Last month, we reported that the United States Supreme Court will hear arguments in the fall on whether protections under Title VII of the Civil Rights Act of 1964 prohibiting workplace discrimination based on “sex” extend to protect workers from discrimination based on sexual orientation and gender identity. While these cases will help resolve inconsistent decisions among the federal Circuit Courts of Appeal regarding employment discrimination based on sex, and will likely have sweeping implications for employers across the country, the fight for LGBTQ rights continues to develop in the other branches of government as well.
On May 17, 2019, by a 236-173 vote, the U.S. House of Representatives passed H.R.5, the Equality Act, which would afford broader protections from discrimination to LGBTQ individuals than what the Supreme Court is currently considering in the cases before it. The Equality Act seeks to amend the federal law, including Title VII, to explicitly prohibit discrimination on the basis of sexual orientation and gender identity in employment, but also in public accommodations (such as hotels, restaurants, etc.), housing, and education.
Though similar bills have been introduced in past sessions of Congress, the current bill, introduced by Congressmen David Cicilline (D-RI) and Brian Fitzpatrick (R-PA), as well as Senators Jeff Merkley (D-OR), Susan Collins (R-ME), Tammy Baldwin (D-WI), and Cory Booker (D-NJ), has gained more traction than its predecessors, largely due to broader support from the business community and a larger cultural conversation about the benefits of diversity and inclusion in the workplace. National associations have endorsed the bill, such as the U.S. Chamber of Commerce and others in their letter of March 13, 2019, stating that a “clear federal standard would better enable individuals to succeed based on their abilities and qualifications to perform a job,” and recognizing that equal opportunity enables business to attract and retain talent.

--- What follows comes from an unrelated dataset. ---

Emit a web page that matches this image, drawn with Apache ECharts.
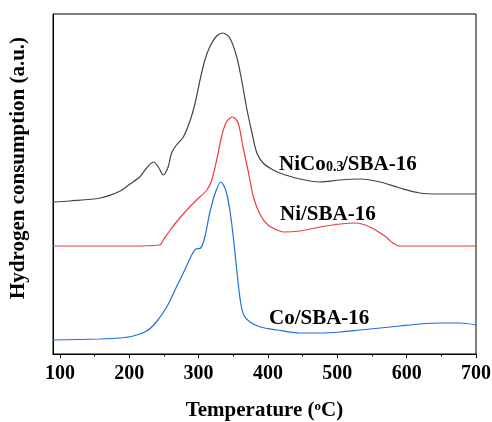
<!DOCTYPE html>
<html>
<head>
<meta charset="utf-8">
<script src="https://cdn.jsdelivr.net/npm/echarts@6/dist/echarts.min.js"></script>
<style>html,body{margin:0;padding:0;background:#fff}#c{width:492px;height:422px}</style>
</head>
<body>
<div id="c"></div>
<script>
// Temperature (°C) samples and signals (a.u.)
const tNiCo = [90,114,158,187,201,215,225,235,242,249,256,261,268,278,288,295,302,309,316,326,335,345,355,362,369,377,384,393,405,417,446,475,504,533,562,590,619,648,700];
const yNiCo = [152,153,156,163,170,177,186,192,187,179,187,201,209,217,234,251,274,294,307,318,321,316,297,274,247,221,201,191,185,181,175,172,174,175,172,166,161,160,160];

const tNi = [90,200,244,249,259,268,283,297,312,319,326,333,340,349,357,364,372,379,389,400,413,422,446,475,504,528,547,562,572,580,590,640,700];
const yNi = [108,108,109,114,124,132,144,154,164,174,194,217,232,237,231,207,181,157,139,129,124,122,123,127,130,131,127,121,116,111,108,108,108];

const tCo = [90,158,187,206,225,239,254,268,280,290,296,303,309,316,324,332,339,345,350,355,360,365,374,389,413,446,475,504,533,562,590,619,648,677,700];
const yCo = [14,15,16,18,23,32,47,67,84,99,105,106,117,141,161,172,164,144,117,84,54,39,32,27,24,21,21,22,24,26,28,30,31,31,29];

const xTicks = [100,200,300,400,500,600,700];
const xMinorTicks = [150,250,350,450,550,650];
const seriesNames = ['NiCo0.3/SBA-16','Ni/SBA-16','Co/SBA-16'];

const zip = (a,b) => a.map((v,i)=>[v,b[i]]);
const font = '"Liberation Serif","Times New Roman",serif';

const chart = echarts.init(document.getElementById('c'), null, {renderer:'canvas'});
const mk = (name, t, y, color) => ({
  name, type:'line', data: zip(t,y), smooth:0.3, symbol:'none',
  xAxisIndex:0, lineStyle:{color, width:1.2}, itemStyle:{color}
});
const lbl = {fontFamily:font, fontWeight:'bold', fontSize:21, fill:'#000'};
chart.setOption({
  animation:false,
  backgroundColor:'#fff',
  grid:{left:53, right:16, top:14, bottom:68, show:true, borderColor:'#000', borderWidth:1, containLabel:false, outerBoundsMode:'none'},
  xAxis:[{
    type:'value', min:90, max:700,
    axisLine:{show:true, lineStyle:{color:'#000', width:1}},
    axisTick:{show:true, length:4, customValues:xTicks, lineStyle:{color:'#000'}},
    splitLine:{show:false},
    axisLabel:{color:'#000', fontFamily:font, fontWeight:'bold', fontSize:20, margin:10, customValues:xTicks},
    name:'{t|Temperature (}{s|o}{t|C)}', nameLocation:'middle', nameGap:46,
    nameTextStyle:{rich:{
      t:{fontFamily:font, fontWeight:'bold', fontSize:21, color:'#000'},
      s:{fontFamily:font, fontWeight:'bold', fontSize:13, color:'#000', verticalAlign:'top', padding:[0,0,8,0]}
    }}
  },{
    type:'value', min:90, max:700, position:'bottom',
    axisLine:{show:false},
    axisTick:{show:true, length:2.5, customValues:xMinorTicks, lineStyle:{color:'#000'}},
    axisLabel:{show:false}, splitLine:{show:false}
  }],
  yAxis:{
    type:'value', min:0, max:340,
    axisLine:{show:true, lineStyle:{color:'#000', width:1}},
    axisTick:{show:false}, axisLabel:{show:false}, splitLine:{show:false}
  },
  series:[
    mk(seriesNames[0], tNiCo, yNiCo, '#444444'),
    mk(seriesNames[1], tNi, yNi, '#f03a3a'),
    mk(seriesNames[2], tCo, yCo, '#1f6fe0')
  ],
  graphic:[
    {type:'text', x:19, y:168, rotation:Math.PI/2, style:{text:'Hydrogen consumption (a.u.)', align:'center', verticalAlign:'middle', fontFamily:font, fontWeight:'bold', fontSize:21, fill:'#000'}},
    {type:'text', left:279, top:154, style:Object.assign({text:'NiCo'}, lbl)},
    {type:'text', left:326, top:160, style:{text:'0.3', fontFamily:font, fontWeight:'bold', fontSize:14, fill:'#000'}},
    {type:'text', left:342, top:154, style:Object.assign({text:'/SBA-16'}, lbl)},
    {type:'text', left:280, top:204, style:Object.assign({text:'Ni/SBA-16'}, lbl)},
    {type:'text', left:269, top:308, style:Object.assign({text:'Co/SBA-16'}, lbl)}
  ]
});
</script>
</body>
</html>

Despite this victory in the House, the bill faces an uphill battle in the Republican-controlled Senate.
Takeaways for Employers
While there is continued uncertainty regarding federal discrimination protections for LGBTQ workers, employers should ensure compliance with current state and local law, which may afford workers protections from workplace discrimination on the basis of sexual orientation, gender identity, and/or gender expression. Currently, 21 states and Washington, D.C. have anti-discrimination laws prohibiting discrimination on these bases, and many local laws afford additional protections. Employers in these states might also consider updating their policies and training modules to explicitly note these protections and lead workers through specific scenarios regarding sexual orientation and gender identity discrimination issues, even where specific training requirements are not mandated by state law.
Additionally, multi-state employers may elect to develop maximally inclusive policies, to extend these protections to all employees consistent with an organization’s values of inclusivity and fostering a culture of dignity and respect at work. Employers Council attorneys can provide resources and counsel to employers regarding the pros and cons of this approach.
Employers Council will continue to report on developments in this area.